I have included their trick for when $\mathcal{C}$ is non-linear below:
Suppose $x \in \mathbb{F}_q^n \setminus \bigcup_{c \in \mathcal{C}} B_{d-1}(c)$, where $B_{d-1}$ are hamming balls of radius $d-1$. Then one can add $x$ to $\mathcal{C}$, (which contradicts the fact that $\mathcal{C}$ had the maximum number of codewords) but this doesn't exactly work in the linear case, since $\mathcal{C}' = \mathcal{C} \cup \{x\}$ is not necessarily a linear code. My next idea is to let $\mathcal{C}' = \mathcal{C} + span\{x\}$, but then i can't figure out the minimum distance of $\mathcal{C}'$. Any help would be much appricated.
Edit:
Sorry for the inconvenience, I have updatede the question.
More or less the same argument still works. This is a typical use of linearity in coding theory.
Assume, as in your summary of the non-linear argument, that there exists a vector $x\in\Bbb{F}_q^n$ that does not belong to any ball of radius $d-1$ centered at a codeword. As you guessed, it follows that the linear code $$ \mathcal{C}^+=\{y+ax\mid y\in\mathcal{C}, a\in\Bbb{F}_q\} $$ will still have minimum Hamming distance $\ge d$, in violation of maximality of $\mathcal{C}$.
We see this as follows. Recall that for linear codes the minimum distance is equal to the minimum (non-zero) weight. So a contrapositive assumption is that there exists a word of the prescribed form $$ z=y+ax\in\mathcal{C}^+ $$ of Hamming weight at most $d-1$. As the minimum weight of vectors of $\mathcal{C}$ is $d$, it follows that $z\notin\mathcal{C}$. In other words, $a\neq0$. But the Hamming weight does not change, when a codeword is multiplied by a non-zero scalar. It follows that the weight of the word $$ -a^{-1}z=(-a^{-1}y)-x\in\mathcal{C}^+ $$ is also $\le d-1$. But then $$ d_H(-a^{-1}y,x)=w(-a^{-1}y-x)\le d-1. $$ This is a contradiction because it implies that the vector $x$ is in the ball $B_{d-1}(-a^{-1}y)$ of radius $d-1$ centered at the codeword $-a^{-1}y\in\mathcal{C}$.

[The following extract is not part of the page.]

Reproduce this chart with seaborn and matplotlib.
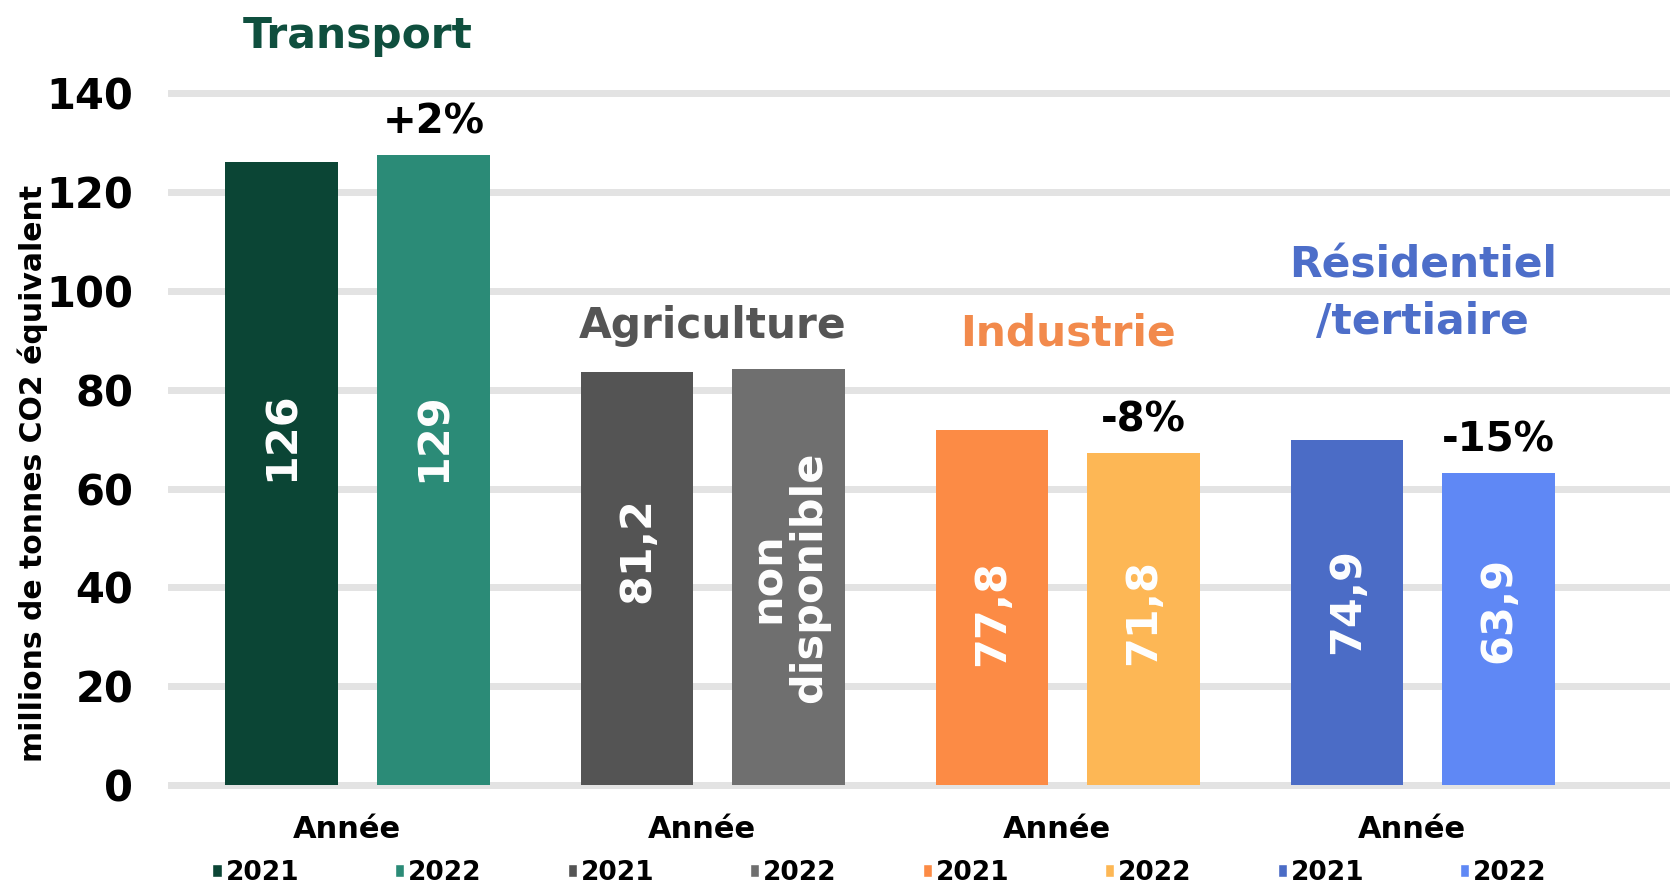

Hence we can conclude that the covering radius of a maximal linear code of minimum distance $d$ is strictly less than $d$.
I was a bit disappointed that I could not find it here already, as the technique is pretty standard. I do recall having to think it through as a student of coding theory, but this becomes second nature quickly enough! Here Kodlu is using this result in a different context (+1).